The deeper historical lesson is that Pakistan’s diplomacy is easiest to underestimate when one mistakes visibility for importance. Its most consequential contributions have often happened in the half-light: a message carried, a mistrust absorbed, a secret journey arranged, a ceasefire salvaged overnight before the public sees the communiqué. In 1971, that half-light helped redraw the Cold War map by helping Washington reach Beijing. In 2026, it helped create the narrow diplomatic corridor through which the United States and Iran could at least attempt to step back from the brink. That is not a small tradition. It is one of the more consequential continuities in Pakistan’s foreign policy history.
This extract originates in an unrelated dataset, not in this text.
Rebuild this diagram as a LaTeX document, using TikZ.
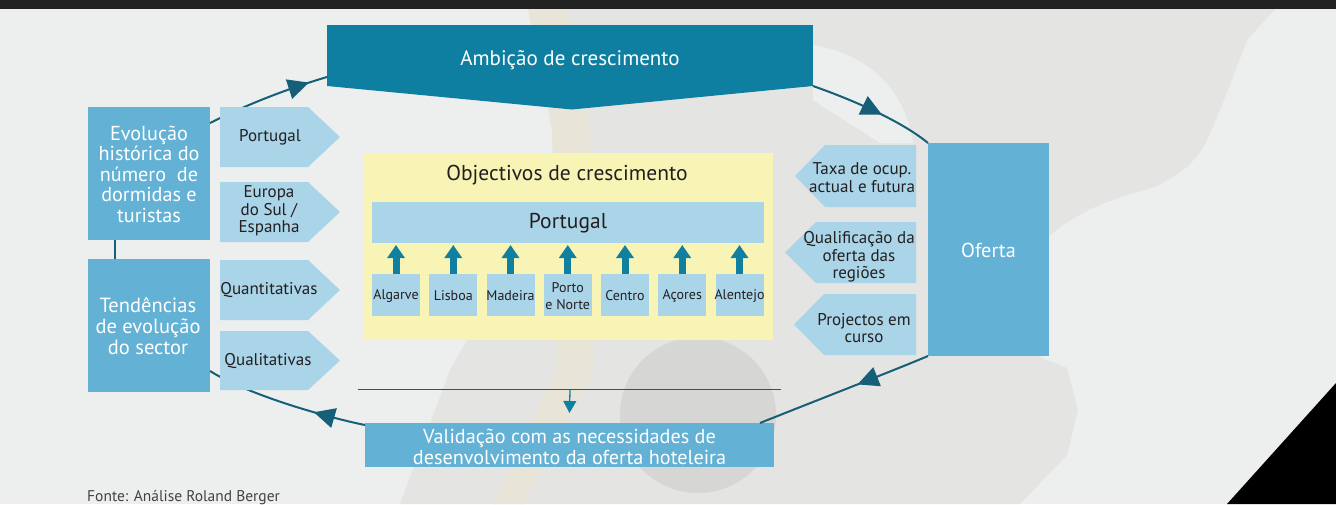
\documentclass[tikz,border=0pt]{standalone}
\usepackage{fontspec}
\setmainfont{PT Sans}
\usetikzlibrary{arrows.meta,decorations.markings}
\definecolor{bgc}{HTML}{EDEFEE}
\definecolor{mapg}{HTML}{E4E4E2}
\definecolor{circg}{HTML}{D6D6D5}
\definecolor{beige}{HTML}{E8E5D8}
\definecolor{topbar}{HTML}{212121}
\definecolor{ambc}{HTML}{0E7FA1}
\definecolor{midb}{HTML}{63B1D4}
\definecolor{lightb}{HTML}{AAD4E7}
\definecolor{yel}{HTML}{F7F4B6}
\definecolor{loopc}{HTML}{155F78}
\definecolor{arrc}{HTML}{1180A0}
\definecolor{txtc}{HTML}{231F20}
\tikzset{
  lbl/.style={align=center, inner sep=0pt, text=txtc, font=\fontsize{17}{17.5}\selectfont},
  wlbl/.style={align=center, inner sep=0pt, text=white, font=\fontsize{20.2}{20.5}\selectfont},
  rlbl/.style={align=center, inner sep=0pt, text=txtc, font=\fontsize{14}{17}\selectfont},
  box/.style={fill=midb, inner sep=0pt, outer sep=0pt},
  lbox/.style={fill=lightb, inner sep=0pt, outer sep=0pt},
  loopline/.style={draw=loopc, line width=2pt},
  midarrow/.style={postaction={decorate,decoration={markings,
     mark=at position #1 with {\arrow{Triangle[length=21pt,width=20pt]}}}}},
  regarrow/.style={draw=arrc, line width=7pt, -{Triangle[length=13pt,width=17pt]}},
}
\begin{document}
\begin{tikzpicture}[x=1pt,y=-1pt]
\useasboundingbox (0,0) rectangle (1336,504);
% background
\fill[bgc] (0,0) rectangle (1336,504);
\fill[mapg] (566,9) -- (1275,9) -- (1247,40) .. controls (1232,80) .. (1217,117)
  .. controls (1203,150) .. (1187,167) .. controls (1160,186) .. (1133,193)
  .. controls (1090,208) .. (1060,227) -- (1045,240) -- (1040,357) -- (1067,368)
  -- (1078,410) -- (1067,455) -- (1020,504) -- (400,504) -- (450,370) -- (575,150) -- cycle;
\fill[bgc] (813,45) .. controls (870,55) and (905,90) .. (913,143) -- (880,143) -- (813,100) -- cycle;
\fill[beige] (528,9) -- (567,9) -- (590,130) -- (594,370) -- (523,504) -- (493,504)
  -- (557,370) -- (552,130) -- cycle;
\fill[circg] (698,415) circle[radius=78];
\fill[black] (1336,383) -- (1336,504) -- (1227,504) -- cycle;
\fill[topbar] (0,0) rectangle (1336,9);
% main boxes
\node[box, minimum width=122pt, minimum height=133pt] (evol) at (149,173.5) {};
\node[wlbl] at (149,174) {Evolução\\histórica do\\número\ \ de\\dormidas e\\turistas};
\node[box, minimum width=122pt, minimum height=133pt] (tend) at (149,325.5) {};
\node[wlbl, font=\fontsize{20.5}{21}\selectfont] at (148,326) {Tendências\\de evolução\\do sector};
\node[fill=ambc, inner sep=0pt, outer sep=0pt, minimum width=486pt, minimum height=61pt] (amb) at (570,55.5) {};
\fill[ambc] (amb.south west) -- (572,109.5) -- (amb.south east) -- cycle;
\node[wlbl, font=\fontsize{21}{21}\selectfont] at (570,60) {Ambição de crescimento};
\node[box, minimum width=121pt, minimum height=213pt] (ofe) at (988.5,249.5) {};
\node[wlbl] at (988.5,250) {Oferta};
\node[box, minimum width=409pt, minimum height=44pt] (val) at (569.5,445) {};
\node[wlbl] at (569.5,447) {Validação com as necessidades de\\desenvolvimento da oferta hoteleira};
% loop connectors
\draw[loopline] ([xshift=-34pt]evol.south) -- ([xshift=-34pt]tend.north);
\draw[loopline, midarrow=0.85] ([yshift=-16pt]evol.north east) .. controls (250,103) and (290,88) .. ([yshift=-21.5pt]amb.west);
\draw[loopline, midarrow=0.58] (amb.south east) .. controls (850,99) and (900,120) .. (ofe.north west);
\draw[loopline, midarrow=0.42] (ofe.south west) .. controls (900,368) and (810,403) .. ([xshift=-14pt]val.north east);
\draw[loopline, midarrow=0.32] ([yshift=-2pt]val.north west) .. controls (330,418) and (250,396) .. ([yshift=21pt]tend.south east);
% left pentagons
\fill[lightb] (220,107) -- (308,107) -- (340,137) -- (308,167) -- (220,167) -- cycle;
\node[lbl] (lp1) at (270,137) {Portugal};
\fill[lightb] (220,182) -- (308,182) -- (340,212) -- (308,242) -- (220,242) -- cycle;
\node[lbl] (lp2) at (269,211) {Europa\\do Sul /\\Espanha};
\fill[lightb] (220,260) -- (308,260) -- (340,290) -- (308,320) -- (220,320) -- cycle;
\node[lbl] (lp3) at (269,290) {Quantitativas};
\fill[lightb] (220,331) -- (308,331) -- (340,360.5) -- (308,390) -- (220,390) -- cycle;
\node[lbl] (lp4) at (268,361) {Qualitativas};
% right pentagons
\fill[lightb] (916,145) -- (825,145) -- (795,176) -- (825,207) -- (916,207) -- cycle;
\node[lbl] (rp1) at (862,177.5) {Taxa de ocup.\\actual e futura};
\fill[lightb] (916,222) -- (816,222) -- (785,252.5) -- (816,283) -- (916,283) -- cycle;
\node[lbl] (rp2) at (859,257) {Qualificação da\\oferta das\\regiões};
\fill[lightb] (916,294) -- (824,294) -- (794,324.5) -- (824,355) -- (916,355) -- cycle;
\node[lbl] (rp3) at (864,328) {Projectos em\\curso};
% objectives
\node[fill=yel, inner sep=0pt, minimum width=409pt, minimum height=187pt] (obj) at (568.5,246.5) {};
\node[wlbl, text=txtc, font=\fontsize{21.5}{21}\selectfont] (objt) at (567,175) {Objectivos de crescimento};
\node[lbox, minimum width=392pt, minimum height=41pt] (bar) at (568,222.5) {};
\node[wlbl, text=txtc, font=\fontsize{21.5}{21}\selectfont] at (568,223) {Portugal};
\foreach \i/\t [count=\k from 0] in {r1/Algarve, r2/Lisboa, r3/Madeira, r4/{Porto\\e Norte}, r5/Centro, r6/Açores, r7/Alentejo} {
  \node[lbox, minimum width=48pt, minimum height=42pt] (\i) at (396+57.25*\k,295) {};
  \node[rlbl] at (396+57.25*\k,296) {\t};
  \draw[regarrow] (\i.north) -- ([yshift=-2pt]\i.north |- bar.south);
}
% validation line
\coordinate (hl1) at (358,389.5);
\coordinate (hl2) at (781,389.5);
\coordinate (hlm) at (570,389.5);
\draw[draw=loopc, line width=1.6pt] (hl1) -- (hl2);
\draw[draw=arrc, line width=1.3pt, -{Triangle[length=12pt,width=13pt]}] (hlm) -- ([yshift=10pt]val.north);
% source
\node[anchor=base west, inner sep=0pt, text=txtc!85, font=\fontsize{15.5}{15.5}\selectfont] (src) at (87,501) {Fonte: Análise Roland Berger};
\end{tikzpicture}
\end{document}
And so the real timeline is not a neat list of dates but a recurring political habit. First comes estrangement. Then crisis. Then the search for a channel no one fully controls but everyone can still use. Pakistan has filled that role before. It filled it again in 2026. Whether the latest effort matures into durable diplomacy remains uncertain, but the path by which Islamabad reached that moment is already clear: not by accident, not by symbolism, and not by one dramatic weekend alone, but through the old hard craft of being the state that adversaries can still talk through when they are no longer ready to talk to one another directly.